Diogo Cão ergue um padrão no Rio Zaire, 1484: Postal de uma colecção consagrada ao Império Colonial Português
Ao longo do século XX e com rapidez e intensidade acrescidas após o término da II Guerra Mundial, a ideia de que a civilização ocidental era superior a todas as outras e de que estava investida da missão de levar a luz e o progresso ao resto do mundo foi perdendo crédito, ao mesmo tempo que 1) Diminuía o peso na sociedade da fé cristã (usualmente apontada como elemento central da civilização ocidental); 2) A globalização e os avanços na tecnologia de comunicações promoviam a circulação de elementos provenientes de todo o planeta e diluíam a identidade cultural do Ocidente e das nações que dele faziam parte; e 3) Os territórios colonizados pelas potências europeias reconquistavam – pacificamente ou pela força – a sua independência e eram, pelo menos formalmente, admitidos como pares no concerto das nações.
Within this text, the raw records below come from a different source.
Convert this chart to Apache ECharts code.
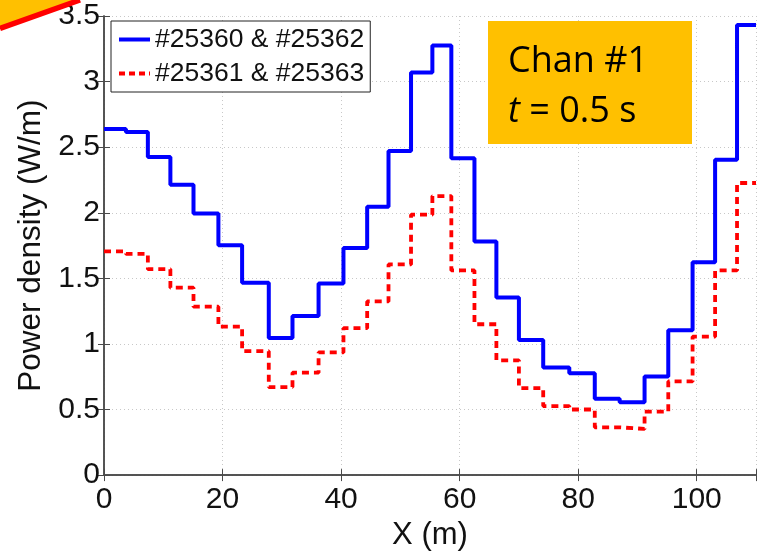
<!DOCTYPE html>
<html>
<head>
<meta charset="utf-8">
<title>Power density</title>
<script src="https://cdn.jsdelivr.net/npm/echarts@6/dist/echarts.min.js"></script>
<style>
  html, body { margin: 0; padding: 0; background: #fff; }
  #chart { width: 759px; height: 556px; }
</style>
</head>
<body>
<div id="chart"></div>
<script>
// segment start positions (m), last segment ends at xEnd
const segStarts = [0, 3.7, 7.4, 11.2, 15.1, 19.3, 23.3, 27.8, 31.8, 36.2, 40.4, 44.4, 48.0, 51.8,
  55.4, 58.6, 62.5, 66.2, 70.0, 74.1, 78.5, 82.8, 87.0, 91.2, 95.2, 99.3, 103.1, 106.8];
const xEnd = 110;
const blueVals = [2.638, 2.615, 2.426, 2.214, 1.995, 1.753, 1.466, 1.045, 1.212, 1.461, 1.731, 2.045,
  2.471, 3.07, 3.276, 2.416, 1.78, 1.354, 1.03, 0.82, 0.776, 0.583, 0.556, 0.751, 1.105, 1.623, 2.404, 3.431];
const redVals = [1.705, 1.686, 1.570, 1.429, 1.284, 1.132, 0.945, 0.671, 0.781, 0.935, 1.12, 1.324,
  1.606, 1.985, 2.127, 1.56, 1.15, 0.875, 0.663, 0.526, 0.50, 0.364, 0.352, 0.484, 0.714, 1.055, 1.56, 2.227];
const seriesNames = ['#25360 & #25362', '#25361 & #25363'];

function stepData(vals) {
  const d = segStarts.map((x, i) => [x, vals[i]]);
  d.push([xEnd, vals[vals.length - 1]]);
  return d;
}

const font = 'Liberation Sans, Arial, Helvetica, sans-serif';
const axisCol = '#4a4a4a';
const gridLine = { show: true, lineStyle: { color: '#c8c8c8', type: [1, 3], width: 1 } };

const chart = echarts.init(document.getElementById('chart'));
chart.setOption({
  animation: false,
  backgroundColor: '#fff',
  grid: { left: 104, top: 16, right: 2, bottom: 72 },
  legend: {
    orient: 'vertical',
    left: 111, top: 21,
    padding: [5, 6, 5, 6],
    itemWidth: 31, itemHeight: 12, itemGap: 7,
    borderColor: '#222', borderWidth: 1,
    backgroundColor: '#fff',
    itemStyle: { opacity: 0 },
    textStyle: { fontFamily: font, fontSize: 26.5, color: '#111' },
    data: [
      { name: seriesNames[0], lineStyle: { width: 4 } },
      { name: seriesNames[1], lineStyle: { width: 4, type: [6, 4] } }
    ]
  },
  xAxis: [{
    type: 'value', min: 0, max: xEnd, interval: 20,
    name: 'X (m)', nameLocation: 'middle', nameGap: 37,
    nameTextStyle: { fontFamily: font, fontSize: 31, color: '#111' },
    axisLine: { show: true, lineStyle: { color: axisCol, width: 1.5 } },
    axisTick: { show: true, inside: true, length: 6, lineStyle: { color: axisCol } },
    axisLabel: { fontFamily: font, fontSize: 30, color: '#111', margin: 10,
      formatter: (v) => (v > 100 ? '' : String(v)) },
    splitLine: gridLine
  }, {
    type: 'value', min: 0, max: xEnd, interval: 20, position: 'top',
    axisLine: { show: true, lineStyle: { color: axisCol, width: 1.5 } },
    axisTick: { show: true, inside: true, length: 6, lineStyle: { color: axisCol } },
    axisLabel: { show: false }, splitLine: { show: false }
  }],
  yAxis: [{
    type: 'value', min: 0, max: 3.5, interval: 0.5,
    name: 'Power density (W/m)', nameLocation: 'middle', nameGap: 57, nameRotate: 90,
    nameTextStyle: { fontFamily: font, fontSize: 31.5, color: '#111' },
    axisLine: { show: true, lineStyle: { color: axisCol, width: 1.5 } },
    axisTick: { show: true, inside: true, length: 6, lineStyle: { color: axisCol } },
    axisLabel: { fontFamily: font, fontSize: 30, color: '#111', margin: 4 },
    splitLine: gridLine
  }, {
    type: 'value', min: 0, max: 3.5, interval: 0.5, position: 'right',
    axisLine: { show: true, lineStyle: { color: axisCol, width: 1.5 } },
    axisTick: { show: true, inside: true, length: 6, lineStyle: { color: axisCol } },
    axisLabel: { show: false }, splitLine: { show: false }
  }],
  series: [{
    name: seriesNames[0], type: 'line', step: 'end', symbol: 'none',
    data: stepData(blueVals),
    lineStyle: { color: '#0000ff', width: 4 },
    itemStyle: { color: '#0000ff' }
  }, {
    name: seriesNames[1], type: 'line', step: 'end', symbol: 'none',
    data: stepData(redVals),
    lineStyle: { color: '#ff0000', width: 3.8, type: [7, 5] },
    itemStyle: { color: '#ff0000' }
  }],
  graphic: [
    { type: 'polygon', shape: { points: [[0, 0], [80, 0], [0, 28]] }, style: { fill: '#ffc000' }, z: 1 },
    { type: 'line', shape: { x1: 0, y1: 28.5, x2: 80, y2: 0 }, style: { stroke: '#ff0000', lineWidth: 5.5 }, z: 1 },
    { type: 'rect', shape: { x: 488, y: 21, width: 204, height: 123 }, style: { fill: '#ffc000' }, z: 10 },
    { type: 'text', left: 508, top: 44, z: 11,
      style: { text: 'Chan #1', fontFamily: 'Open Sans, sans-serif', fontSize: 36, fill: '#000' } },
    { type: 'text', left: 508, top: 94, z: 11,
      style: {
        text: '{i|t} = 0.5 s',
        fontFamily: 'Open Sans, sans-serif', fontSize: 36, fill: '#000',
        rich: { i: { fontFamily: 'Open Sans, sans-serif', fontSize: 36, fontStyle: 'italic', fill: '#000' } }
      } }
  ]
});
</script>
</body>
</html>
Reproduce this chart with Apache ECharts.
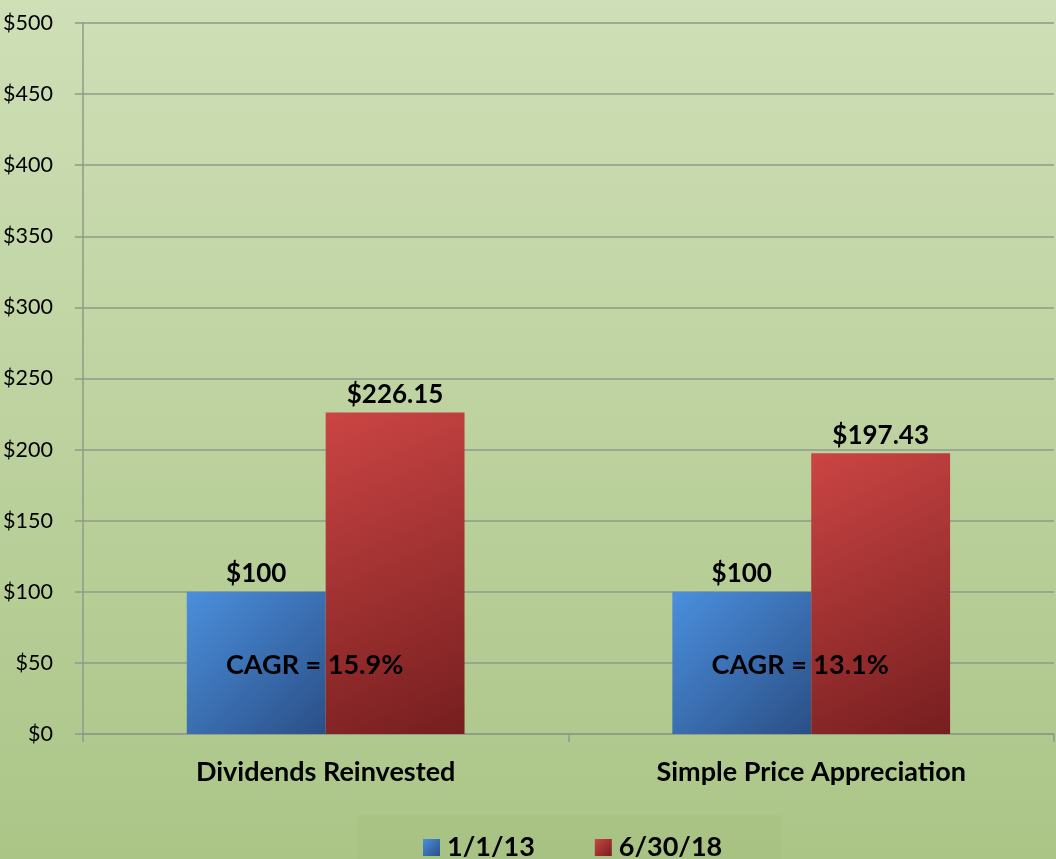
<!DOCTYPE html>
<html><head><meta charset="utf-8">
<script src="https://cdn.jsdelivr.net/npm/echarts@6/dist/echarts.min.js"></script>
<style>html,body{margin:0;padding:0;}#c{width:1056px;height:859px;}</style>
</head><body><div id="c"></div>
<script>
const categories = ['Dividends Reinvested', 'Simple Price Appreciation'];
const seriesNames = ['1/1/13', '6/30/18'];
const startValues = [100, 100];
const endValues = [226.15, 197.43];
const cagrLabels = ['CAGR = 15.9%', 'CAGR = 13.1%'];
const cagrPos = [50, 50];
const yTicks = {min: 0, max: 500, interval: 50};

const FONT = 'Lato, "Open Sans", sans-serif';
const chart = echarts.init(document.getElementById('c'), null, {renderer: 'canvas'});
const blue = new echarts.graphic.LinearGradient(0, 0, 1, 1, [{offset: 0, color: '#4b8fdd'}, {offset: 1, color: '#2a4f86'}]);
const red = new echarts.graphic.LinearGradient(0, 0, 1, 1, [{offset: 0, color: '#cb4544'}, {offset: 1, color: '#761e1f'}]);
function fmt(v){ return '$' + (Number.isInteger(v) ? v : v.toFixed(2)); }
const boldLbl = {fontFamily: FONT, fontSize: 26, fontWeight: 'bold', color: '#000'};
chart.setOption({
  backgroundColor: new echarts.graphic.LinearGradient(0, 0, 0, 1, [{offset: 0, color: '#cfdfb7'}, {offset: 1, color: '#abc587'}]),
  textStyle: {fontFamily: FONT},
  graphic: [{type: 'rect', left: 358, top: 815, shape: {width: 424, height: 44}, style: {fill: 'rgba(150,170,110,0.12)'}, silent: true}],
  grid: {left: 82, right: 2, top: 23, bottom: 125},
  legend: {
    data: seriesNames, left: 418, top: 829, itemWidth: 17, itemHeight: 17, itemGap: 60,
    icon: 'rect',
    textStyle: {fontFamily: FONT, fontSize: 27, fontWeight: 'bold', color: '#000', padding: [0,0,0,2]}
  },
  xAxis: {
    type: 'category', data: categories,
    axisLine: {lineStyle: {color: '#8f9a88', width: 1.5}},
    axisTick: {show: true, length: 8, lineStyle: {color: '#8f9a88', width: 1.5}},
    axisLabel: {fontFamily: FONT, fontSize: 27, fontWeight: 'bold', color: '#000', margin: 25}
  },
  yAxis: {
    type: 'value', min: yTicks.min, max: yTicks.max, interval: yTicks.interval,
    axisLine: {show: true, lineStyle: {color: '#8f9a88', width: 1.5}},
    axisTick: {show: true, length: 8, lineStyle: {color: '#8f9a88', width: 1.5}},
    splitLine: {lineStyle: {color: '#8f9a88', width: 1.5}},
    axisLabel: {fontFamily: FONT, fontSize: 21.5, color: '#000', margin: 30, formatter: v => '$' + v}
  },
  series: [
    {name: seriesNames[0], type: 'bar', data: startValues, barGap: '0%', barCategoryGap: '42.8%',
     itemStyle: {color: blue},
     label: Object.assign({show: true, position: 'top', distance: 5, formatter: p => fmt(p.value)}, boldLbl)},
    {name: seriesNames[1], type: 'bar', data: endValues, barGap: '0%', barCategoryGap: '42.8%',
     itemStyle: {color: red},
     label: Object.assign({show: true, position: 'top', distance: 5, formatter: p => fmt(p.value)}, boldLbl)},
    {type: 'scatter', data: cagrPos.map((v, i) => [i, v]), symbol: 'rect', symbolSize: 1, silent: true, z: 10,
     itemStyle: {color: 'rgba(0,0,0,0)', opacity: 1},
     label: {show: true, position: 'top', distance: -16, offset: [-11, 0], opacity: 1,
       formatter: p => cagrLabels[p.dataIndex],
       fontFamily: FONT, fontSize: 27, fontWeight: 'bold', color: '#000', textBorderWidth: 0}}
  ]
});
</script></body></html>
A ferocidade e a barbárie de que algumas nações-farol da civilização ocidental – sobretudo a Alemanha – tinham dado provas durante a II Guerra Mundial também abalaram a pretensão de superioridade do mundo ocidental no plano dos valores.
Ainda assim, até às últimas décadas do século XX, a maioria dos cidadãos do mundo ocidental estavam razoavelmente orgulhosos da sua história e consideravam que o Ocidente tinha dado um contributo genericamente positivo ao mundo.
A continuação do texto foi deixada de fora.